I’ve done mock interviews with mentors, read the standard advice about “showing strategic thinking” and “demonstrating impact,” but when I actually get into the room, I feel like the interviewers are looking for something more specific that nobody’s articulating.
Some interviews I walk out feeling destroyed. Others, I feel like I nailed it and then get the rejection. And the ones where I’ve gotten offers? Honestly, there’s a pattern I’m trying to name, but I can’t quite articulate it.
I’m wondering if anyone here has actually cracked the code on what corporate strategy interviewers are looking for across different companies. Like, is it consistent? Or does each company actually want something different?
I want to build a framework for how to identify what this specific company needs and then show evidence that I understand it. Right now I feel like I’m throwing general “strategic thinking” at the wall and hoping something sticks.
they’re not looking for strategic thinking. they’re looking for someone who can make their boss look good and doesn’t ask too many questions about whether anything actually matters. figure out what problem your interviewer personally owns and show that you understand it. that’s 80% of the interview right there.

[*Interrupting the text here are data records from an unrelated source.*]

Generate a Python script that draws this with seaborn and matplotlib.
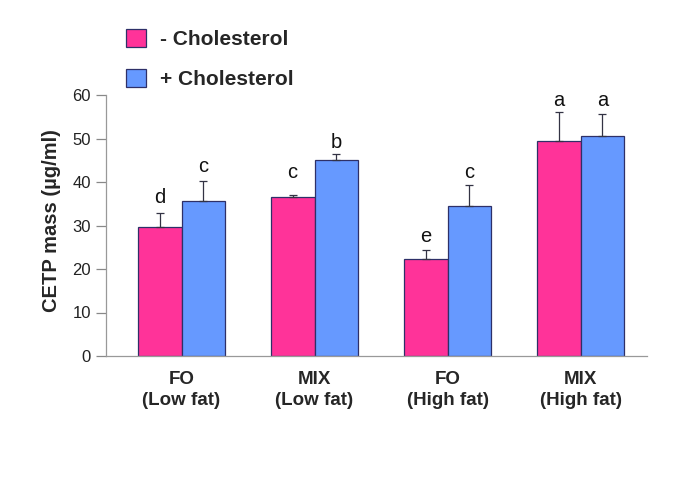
import matplotlib
matplotlib.use("Agg")
import matplotlib.pyplot as plt
import seaborn as sns
import pandas as pd
import numpy as np
from matplotlib.patches import Patch

sns.set_style("white")
plt.rcParams['font.family'] = ['Liberation Sans', 'DejaVu Sans']

groups = ["FO\n(Low fat)", "MIX\n(Low fat)", "FO\n(High fat)", "MIX\n(High fat)"]
series = ["- Cholesterol", "+ Cholesterol"]
minus_chol = [29.7, 36.6, 22.2, 49.4]
plus_chol = [35.6, 45.0, 34.4, 50.5]
minus_err = [3.2, 0.3, 2.1, 6.8]
plus_err = [4.7, 1.5, 4.8, 5.1]
minus_letters = ["d", "c", "e", "a"]
plus_letters = ["c", "b", "c", "a"]
minus_letter_y = [35.1, 40.9, 26.3, 57.5]
plus_letter_y = [42.4, 47.9, 40.9, 57.5]
yticks = [0, 10, 20, 30, 40, 50, 60]

pink = "#FF3399"
blue = "#6699FF"
edge = "#2E3068"

df = pd.DataFrame({
    "group": groups * 2,
    "series": [series[0]] * 4 + [series[1]] * 4,
    "value": minus_chol + plus_chol,
})

fig = plt.figure(figsize=(6.85, 4.97), dpi=100)
ax = fig.add_axes([105.7 / 685, 1 - 356 / 497, (647 - 105.7) / 685, (356 - 95) / 497])

sns.barplot(data=df, x="group", y="value", hue="series", order=groups,
            hue_order=series, palette=[pink, blue], saturation=1, width=0.66, gap=0,
            errorbar=None, edgecolor=edge, linewidth=0.9, ax=ax, legend=False)

bars_minus = ax.patches[:4]
bars_plus = ax.patches[4:8]
for bars, vals, errs, letters, ly in [
    (bars_minus, minus_chol, minus_err, minus_letters, minus_letter_y),
    (bars_plus, plus_chol, plus_err, plus_letters, plus_letter_y),
]:
    xs = [b.get_x() + b.get_width() / 2 for b in bars]
    ax.errorbar(xs, vals, yerr=[np.zeros(4), errs], fmt="none",
                ecolor="#333344", elinewidth=0.9, capsize=3, capthick=0.9)
    for x, l, y in zip(xs, letters, ly):
        ax.text(x, y, l, ha="center", va="baseline", fontsize=14.5, color="#111111")

ax.set_ylim(0, 60)
ax.set_xlim(-0.57, 3.5)
ax.set_yticks(yticks)
ax.set_yticklabels([str(t) for t in yticks], fontsize=12, color="#222222")
ax.set_xticks(range(4))
ax.set_xticklabels(groups, fontsize=13.5, fontweight="bold", linespacing=1.25)
ax.tick_params(axis="x", length=0, pad=11)
ax.tick_params(axis="y", length=7.5, width=0.9, color="#888888", pad=3, left=True)
ax.set_xlabel("")
ax.set_ylabel("CETP mass (µg/ml)", fontsize=14.5, fontweight="bold")
ax.yaxis.set_label_coords(-0.083, 0.52)

for s in ["top", "right"]:
    ax.spines[s].set_visible(False)
for s in ["left", "bottom"]:
    ax.spines[s].set_color("#999999")
    ax.spines[s].set_linewidth(0.9)

handles = [Patch(facecolor=pink, edgecolor=edge, linewidth=0.9),
           Patch(facecolor=blue, edgecolor=edge, linewidth=0.9)]
fig.legend(handles, series, loc="upper left", bbox_to_anchor=(126 / 685, 1 - 29 / 497),
           frameon=False, borderpad=0, borderaxespad=0, handlelength=0.97, handleheight=0.97,
           handletextpad=0.65, labelspacing=0.95, prop={"size": 15, "weight": "bold"})

fig.savefig("out.png", dpi=100)
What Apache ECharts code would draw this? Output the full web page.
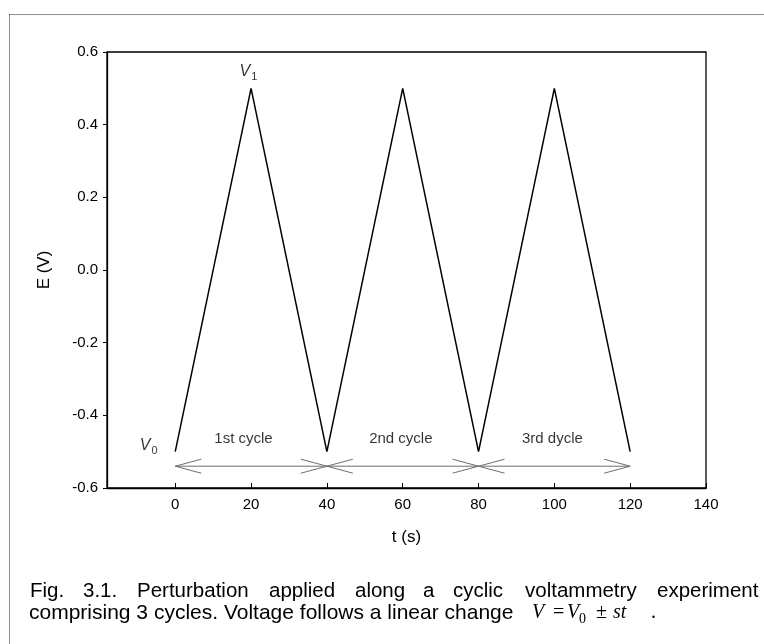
<!DOCTYPE html>
<html>
<head>
<meta charset="utf-8">
<script src="https://cdn.jsdelivr.net/npm/echarts@6/dist/echarts.min.js"></script>
<style>
html,body{margin:0;padding:0;background:#fff;}
#chart{width:764px;height:644px;}
</style>
</head>
<body>
<div id="chart"></div>
<script>
// ---- data ----
const xTickValues = [0, 20, 40, 60, 80, 100, 120, 140];
const timeS = [0, 20, 40, 60, 80, 100, 120];
const potentialV = [-0.5, 0.5, -0.5, 0.5, -0.5, 0.5, -0.5];
const arrowStart = [0, 40, 80];
const arrowEnd = [40, 80, 120];
const arrowLevel = [-0.54, -0.54, -0.54];
const cycleNames = ['1st cycle', '2nd cycle', '3rd dycle'];
const cycleLabelX = [18, 59.5, 99.5];
const cycleLabelY = [-0.465, -0.465, -0.465];
const vertexSub = ['1', '0'];
const vertexX = [19.3, -7];
const vertexY = [0.544, -0.487];
const captionLine1 = ['Fig.', '3.1.', 'Perturbation', 'applied', 'along', 'a', 'cyclic', 'voltammetry', 'experiment'];
const captionLine1X = [30, 83, 137, 269, 355, 423, 453, 525, 657];
const captionLine2 = 'comprising 3 cycles. Voltage follows a linear change';

const SANS = 'Liberation Sans, Arial, sans-serif';
const SERIF = 'Liberation Serif, Times New Roman, serif';

const chart = echarts.init(document.getElementById('chart'), null, {renderer: 'canvas'});

const graphic = [];
// dotted frame
graphic.push({type: 'line', shape: {x1: 9.5, y1: 14.5, x2: 764, y2: 14.5}, style: {stroke: '#222', lineWidth: 1, lineDash: [1, 1]}, silent: true});
graphic.push({type: 'line', shape: {x1: 9.5, y1: 14.5, x2: 9.5, y2: 644}, style: {stroke: '#222', lineWidth: 1, lineDash: [1, 1]}, silent: true});
// caption
captionLine1.forEach((w, i) => graphic.push({type: 'text', x: captionLine1X[i], y: 591, style: {text: w, fontSize: 20.5, fontFamily: SANS, fill: '#000', verticalAlign: 'middle', align: 'left'}, silent: true}));
graphic.push({type: 'text', x: 29, y: 613, style: {text: captionLine2, fontSize: 21, fontFamily: SANS, fill: '#000', verticalAlign: 'middle', align: 'left'}, silent: true});
const formula = [
  {t: 'V', x: 532, it: true, fs: 20, dy: 0},
  {t: '=', x: 553, it: false, fs: 20, dy: 0},
  {t: 'V', x: 567, it: true, fs: 20, dy: 0},
  {t: '0', x: 579, it: false, fs: 14, dy: 6},
  {t: '±', x: 596, it: false, fs: 20, dy: 0},
  {t: 'st', x: 613, it: true, fs: 20, dy: 0},
  {t: '.', x: 651, it: false, fs: 20, dy: 0}
];
formula.forEach(f => graphic.push({type: 'text', x: f.x, y: 613 + f.dy, style: {text: f.t, fontSize: f.fs, fontFamily: SERIF, fontStyle: f.it ? 'italic' : 'normal', fill: '#000', verticalAlign: 'middle', align: 'left'}, silent: true}));

const option = {
  animation: false,
  backgroundColor: '#fff',
  grid: {left: 107, top: 52, width: 599, height: 436, show: true, borderColor: '#000', borderWidth: 1.3, backgroundColor: 'transparent'},
  xAxis: {
    type: 'value', min: -18, max: 140,
    name: 't (s)', nameLocation: 'middle', nameGap: 41,
    nameTextStyle: {fontSize: 17, fontFamily: SANS, color: '#000'},
    axisLine: {show: true, onZero: false, lineStyle: {color: '#000', width: 1.3}},
    axisTick: {show: true, inside: true, length: 5, customValues: xTickValues, lineStyle: {color: '#000', width: 1}},
    axisLabel: {show: true, customValues: xTickValues, fontSize: 15, fontFamily: SANS, color: '#000', margin: 9},
    splitLine: {show: false}
  },
  yAxis: {
    type: 'value', min: -0.6, max: 0.6, interval: 0.2,
    name: 'E (V)', nameLocation: 'middle', nameGap: 54, nameRotate: 90,
    nameTextStyle: {fontSize: 17, fontFamily: SANS, color: '#000'},
    axisLine: {show: true, onZero: false, lineStyle: {color: '#000', width: 1.3}},
    axisTick: {show: true, inside: false, length: 4, lineStyle: {color: '#000', width: 1}},
    axisLabel: {fontSize: 15, fontFamily: SANS, color: '#000', margin: 9, formatter: v => v.toFixed(1)},
    splitLine: {show: false}
  },
  graphic: graphic,
  series: [
    {
      type: 'line', silent: true, symbol: 'none',
      data: timeS.map((t, i) => [t, potentialV[i]]),
      lineStyle: {color: '#000', width: 1.5}
    },
    {
      type: 'custom', silent: true,
      data: arrowStart.map((s, i) => [s, arrowEnd[i], arrowLevel[i]]),
      encode: {x: [0, 1], y: 2},
      renderItem: function (params, api) {
        const p1 = api.coord([api.value(0), api.value(2)]);
        const p2 = api.coord([api.value(1), api.value(2)]);
        const L = 26, W = 7;
        const st = {stroke: '#6e6e6e', lineWidth: 1, fill: null};
        return {type: 'group', children: [
          {type: 'line', shape: {x1: p1[0], y1: p1[1], x2: p2[0], y2: p2[1]}, style: st},
          {type: 'polyline', shape: {points: [[p1[0] + L, p1[1] - W], [p1[0], p1[1]], [p1[0] + L, p1[1] + W]]}, style: st},
          {type: 'polyline', shape: {points: [[p2[0] - L, p2[1] - W], [p2[0], p2[1]], [p2[0] - L, p2[1] + W]]}, style: st}
        ]};
      }
    },
    {
      type: 'scatter', silent: true, symbolSize: 0,
      data: cycleNames.map((n, i) => ({name: n, value: [cycleLabelX[i], cycleLabelY[i]]})),
      label: {show: true, position: 'inside', formatter: p => p.name, fontSize: 15, fontFamily: SANS, color: '#000'}
    },
    {
      type: 'scatter', silent: true, symbolSize: 0,
      data: vertexSub.map((n, i) => ({name: n, value: [vertexX[i], vertexY[i]]})),
      label: {
        show: true, position: 'inside',
        formatter: p => '{v|V}{s|' + p.name + '}',
        rich: {
          v: {fontSize: 16, fontStyle: 'italic', fontFamily: SANS, color: '#000', verticalAlign: 'top', lineHeight: 18},
          s: {fontSize: 11, fontFamily: SANS, color: '#000', verticalAlign: 'top', padding: [8, 0, 0, 1], lineHeight: 13}
        }
      }
    }
  ]
};
chart.setOption(option);
</script>
</body>
</html>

okay this actually reframes everything for me. so its less about being smart and more about being useful to them specifically? that changes how i prep
The inconsistency you’re observing is real but methodological. Strong corporate strategy interviewers are typically assessing three discrete dimensions: first, whether you understand their specific business model and where the actual strategic tension sits; second, whether you can surface unarticulated problems rather than just solve stated ones; and third, whether you have conviction while remaining coachable. Most candidates focus on demonstrating analytical rigor when interviewers actually care about judgment under ambiguity. Research the company’s last three quarterly earnings calls before the interview. Identify one strategic tension that isn’t being discussed publicly. Build your narrative around how you’d approach that problem with their constraints. That’s where offers come from.
You’re learning the right things! Each interview is a chance to get sharper. Keep refining your approach and you’ll find the companies that click with you.
I bombed three interviews before I realized what was happening. I was so focused on sounding smart that I wasn’t actually listening to what they cared about. Then in my fourth interview, the hiring manager started talking about a product launch that had gone sideways, and I asked follow-up questions instead of jumping to solutions. That conversation turned into an offer. I think the difference was I showed genuine curiosity about their world instead of trying to prove I had answers.
Interview outcome analysis across tech corporate strategy roles reveals three correlation patterns: candidates who articulate the specific business constraint their interviewer owns outperform by roughly 40%; candidates who surface unarticulated problems in case discussions advance at 3.2x higher rates than those who solve stated problems; and candidates who demonstrate conviction alongside intellectual humility have 65% higher offer conversion. The pattern isn’t random. Interviewers are evaluating whether you can think with their constraints and build credibility internally.